How to solve orthogonal channel sum-rate maximization with CVXPY?

How to solve orthogonal channel sum-rate maximization with CVXPY?
Orthogonal channel sum-rate maximization with CVXPY

The optimization tools and numerical computation tools for Python have come a long way. These days you can formulate and solve complex problems with only a couple of lines of code.

In this post, I am going to show you how to formulate and solve the sum rate (throughput) maximization problem over inter-channel interference (ICI), i.e. orthogonal, channels with sum power constraint. That is, the channels are assumed to be in a technical sense orthogonal. This can mean OFDMA, TDMA, ZF-MIMO, or any other means of removing the ICI by design.

Let's first define what we mean by channel capacity in this context. We can write the throughput for \(N\) orthogonal channels by the sum of their individual rates. That is,

\[ \sum_{n=1}^N \text{log}_2 (1 + \text{SNR}_n) \]

To get to the capacity of the said system, we need to set some constraints on the SNR. We will use the sum power budget (\(P\)), which limits the available power across the channels as

\[ \sum_{n=1}^N p_n = P \]

Further, we must define the \(\text{SNR}_n\) in terms of the \(p_n\) as

\[ \text{SNR}(p_n) = {g_n p_n \over N_0} \]

where \(g_n\) denotes the channel gain for the \(n^\text{th}\) channel, \(p_n\) is the corresponding power allocation and \(N_0\) is a fixed noise-level determined by the given SNR.

Now, we can write the capacity as

\[ C = \sum_{n=1}^N \text{log}_2 (1 + \text{SNR}(p^*_n)) \]

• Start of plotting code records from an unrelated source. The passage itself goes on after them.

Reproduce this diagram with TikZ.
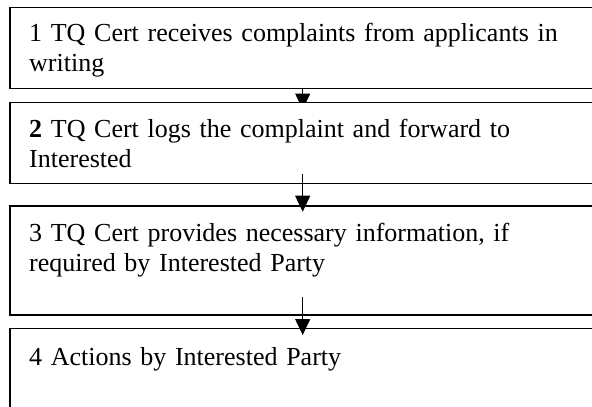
\documentclass[tikz,border=0pt]{standalone}
\usepackage{fontspec}
\setmainfont{Liberation Serif}
\usetikzlibrary{arrows.meta,backgrounds}
\begin{document}
\begin{tikzpicture}[x=1pt,y=-1pt,
  stepbox/.style={draw=black, line width=1.2pt, fill=white, rectangle, inner sep=0pt, outer sep=0pt, anchor=north west, minimum width=600pt},
  txt/.style={anchor=base west, inner sep=0pt, align=left, text width=560pt, font=\fontsize{26}{30}\selectfont},
  flow/.style={line width=1.2pt, -{Triangle[length=16pt,width=15pt]}}]
\useasboundingbox (0,0) rectangle (592,407);
\clip (0,0) rectangle (592,407);
% boxes
\node[stepbox, minimum height=81.2pt] (b1) at (10,7.3) {};
\node[stepbox, minimum height=80.8pt] (b2) at (10,102.7) {};
\node[stepbox, minimum height=109pt] (b3) at (10,206) {};
\node[stepbox, minimum height=100pt] (b4) at (10,328.6) {};
% texts
\node[txt] (t1) at (29,41.7) {1 TQ Cert receives complaints from applicants in\\writing};
\node[txt] (t2) at (29,137.3) {\textbf{2} TQ Cert logs the complaint and forward to\\Interested};
\node[txt] (t3) at (29,241.7) {3 TQ Cert provides necessary information, if\\required by Interested Party};
\node[txt] (t4) at (29,365) {4 Actions by Interested Party};
% connectors
\coordinate (s1) at (302.7,86);
\coordinate (e1) at (302.7,109.5);
\coordinate (s2) at (302.7,174);
\coordinate (e2) at (302.7,211.7);
\coordinate (s3) at (302.7,297.3);
\coordinate (e3) at (302.7,335);
\begin{scope}[on background layer]
\draw[flow] (s1) -- (e1);
\end{scope}
\draw[flow] (s2) -- (e2);
\draw[flow] (s3) -- (e3);
\end{tikzpicture}
\end{document}
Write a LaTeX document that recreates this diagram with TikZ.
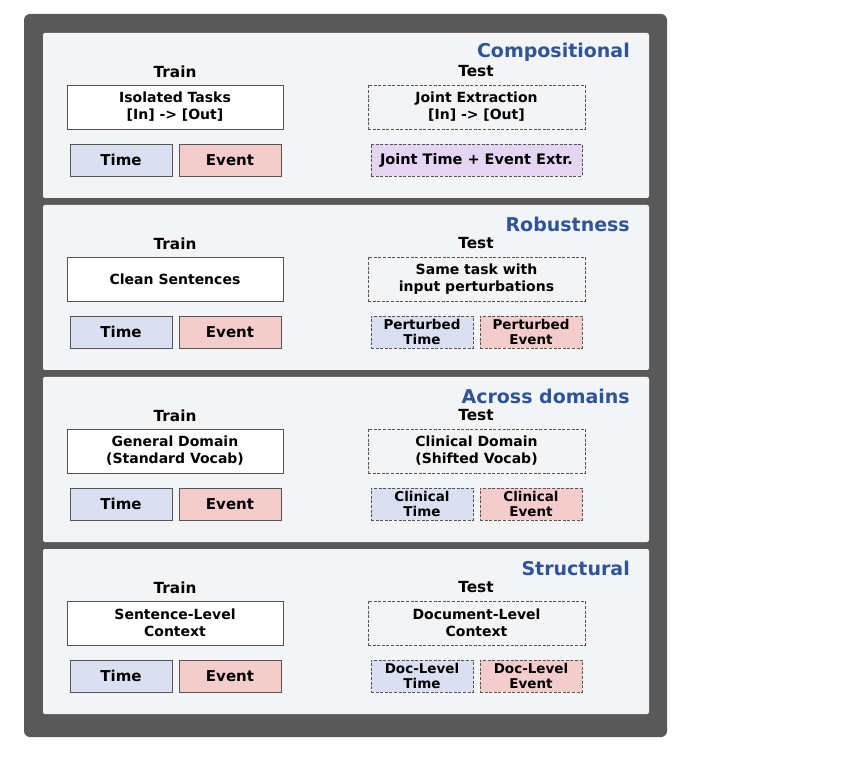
\documentclass[tikz,border=0pt]{standalone}
\usepackage{fontspec}
\setmainfont{DejaVu Sans}
\definecolor{outer}{HTML}{595959}
\definecolor{panel}{HTML}{F3F4F6}
\definecolor{ttl}{HTML}{2F5597}
\definecolor{timec}{HTML}{DAE0F2}
\definecolor{eventc}{HTML}{F4CCCC}
\definecolor{jointc}{HTML}{E4D5F3}
\definecolor{edge}{HTML}{555555}
\tikzset{
  ttlbox/.style={anchor=east, text=ttl, font=\bfseries\fontsize{19}{22}\selectfont, inner sep=0pt},
  hdr/.style={font=\bfseries\fontsize{15.3}{18}\selectfont, inner sep=0pt},
  dashline/.style={dash pattern=on 3pt off 1.6pt},
  trainbox/.style={draw=edge, fill=white, line width=0.9pt, minimum width=216pt, minimum height=44pt, align=center, font=\bfseries\fontsize{14}{17}\selectfont, inner sep=0pt},
  testbox/.style={draw=edge, dashline, line width=0.9pt, minimum width=217pt, minimum height=44pt, align=center, font=\bfseries\fontsize{14}{17}\selectfont, inner sep=0pt},
  smallbox/.style={draw=edge, line width=0.9pt, minimum width=102pt, minimum height=32pt, align=center, font=\bfseries\fontsize{15}{17}\selectfont, inner sep=0pt},
  tsmall/.style={smallbox, dashline, font=\bfseries\fontsize{13.5}{15}\selectfont},
}
\begin{document}
\begin{tikzpicture}[x=1pt,y=-1pt]
\useasboundingbox (0,0) rectangle (855,762);
\fill[outer, rounded corners=6pt] (24,14) rectangle (667,737);
% panels
\foreach \yy in {0,172,344,516}{
  \begin{scope}[yshift=-\yy pt]
  \fill[panel, rounded corners=2pt] (43,33) rectangle (649,198);
  \end{scope}
}
% Panel 1
\node[ttlbox] (t1) at (630,52) {Compositional};
\node[hdr] (tr1) at (175,72) {Train};
\node[hdr] (te1) at (476,71) {Test};
\node[trainbox] (a1) at (175,107) {Isolated Tasks\\{[In]} -> {[Out]}};
\node[testbox] (b1) at (476.5,107) {Joint Extraction\\{[In]} -> {[Out]}};
\node[smallbox, fill=timec] (c1) at (121,160) {Time};
\node[smallbox, fill=eventc] (d1) at (230,160) {Event};
\node[smallbox, dashline, fill=jointc, minimum width=211pt, font=\bfseries\fontsize{14.5}{17}\selectfont] (e1) at (476.5,160) {Joint Time + Event Extr.};
% Panel 2
\node[ttlbox] (t2) at (630,224) {Robustness};
\node[hdr] (tr2) at (175,244) {Train};
\node[hdr] (te2) at (476,243) {Test};
\node[trainbox] (a2) at (175,279) {Clean Sentences};
\node[testbox] (b2) at (476.5,279) {Same task with\\input perturbations};
\node[smallbox, fill=timec] (c2) at (121,332) {Time};
\node[smallbox, fill=eventc] (d2) at (230,332) {Event};
\node[tsmall, fill=timec] (e2) at (422,332) {Perturbed\\Time};
\node[tsmall, fill=eventc] (f2) at (531,332) {Perturbed\\Event};
% Panel 3
\node[ttlbox] (t3) at (630,396) {Across domains};
\node[hdr] (tr3) at (175,416) {Train};
\node[hdr] (te3) at (476,415) {Test};
\node[trainbox] (a3) at (175,451) {General Domain\\(Standard Vocab)};
\node[testbox] (b3) at (476.5,451) {Clinical Domain\\(Shifted Vocab)};
\node[smallbox, fill=timec] (c3) at (121,504) {Time};
\node[smallbox, fill=eventc] (d3) at (230,504) {Event};
\node[tsmall, fill=timec] (e3) at (422,504) {Clinical\\Time};
\node[tsmall, fill=eventc] (f3) at (531,504) {Clinical\\Event};
% Panel 4
\node[ttlbox] (t4) at (630,568) {Structural};
\node[hdr] (tr4) at (175,588) {Train};
\node[hdr] (te4) at (476,587) {Test};
\node[trainbox] (a4) at (175,623) {Sentence-Level\\Context};
\node[testbox] (b4) at (476.5,623) {Document-Level\\Context};
\node[smallbox, fill=timec] (c4) at (121,676) {Time};
\node[smallbox, fill=eventc] (d4) at (230,676) {Event};
\node[tsmall, fill=timec] (e4) at (422,676) {Doc-Level\\Time};
\node[tsmall, fill=eventc] (f4) at (531,676) {Doc-Level\\Event};
\end{tikzpicture}
\end{document}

where \(p^*_n\) is the sum-rate maximizing power allocation for channel \(n\).

Problem formulation

Next, we formulate the capacity-achieving power allocation as a throughput maximization problem, where we try to maximize the sum throughput over \(N\) channels with varying channel gains while being limited by a power budget. This problem can be mathematically formulated as

\[ \begin{array}{rl} \underset{p_n}{\text{max.}} & \displaystyle \sum_{n=1}^N \text{log}_2 (1 + {g_n p_n \over N_0}) \\ \text{s.t.} & \displaystyle \sum_{n=1}^N p_n = P \\ & \displaystyle p_n \geq 0 \end{array} \]

Formulation in python

Now, we have the problem formulation down, and we can proceed to write the code to actually solve the problem. We start with the boilerplate, where we import the necessary package, namely, NumPy for numerical operations and CVXPY for solving the convex optimization problem.

import cvxpy as cp
import numpy as np

Next, we need to set up the simulation environment. We gave the number of channels (N) and SNR in dB as input parameters. Then, we derive the power budget (P) and by fixing the unit noise floor. There would be other means to derive the relationship between the SNR, noise, and power. It's all pretty much a matter of definition. Finally, we draw the channel gains from the positive side of the Gaussian distribution with zero mean and unit variance.

# Number of channels 
N = 10
N0 = 1 # Normalized noise level
SNR_dB = 10 # The signal to noise ratio in dB
P = 10**(SNR_dB/10) # Sum power budget defined via the SNR

# The channel specific gains drawn from Gaussian distribution
g = np.abs(np.random.randn(N, 1)) 
G = np.diag(g[0:,0]) # Make gains a diagonal matrix

We reformulated the channel gains to a diagonal matrix with the channel gains on the diagonal. This will be helpful in the next step, where we write the optimization objective using CVXPY.

The optimization problem is formulated using the CVXPY package as

# Problem construction

# The individual power allocations as variables (N x 1 real vector)
p = cp.Variable(N)

objective = cp.Maximize(cp.sum(cp.log(1 + (G @ p) / N0)))
constraints = []
constraints.append(p >= 0) # Positive powers constraint
constraints.append(cp.sum(p) <= P) # Total power budget

problem = cp.Problem(objective, constraints)

CVXPY uses @ operator for matrix-matrix and matrix-vector multiplication. This is something that you need to be careful with. Otherwise, we will get a warning for using deprecated notation. I've replaced log2 it with the natural logarithm as it is really just scaling and does not affect the solution.

Finally, we are ready to solve the problem with

# Solve the problem
result = problem.solve()

When the problem has been solved, we can print out the solution

# Print the optimal sum rate 
# This has now natural log basis making the unit nats
print('Sum-rate (capacity) in nats', result)

# Show the power allocation
print('Power allocation', p.value)

The complete code can be found here.

Conclusion

We were able to simulate the sum-rate maximization problem for orthogonal channels by using a couple of lines of Python, where half of the code was for setting up the time environment and printing the results.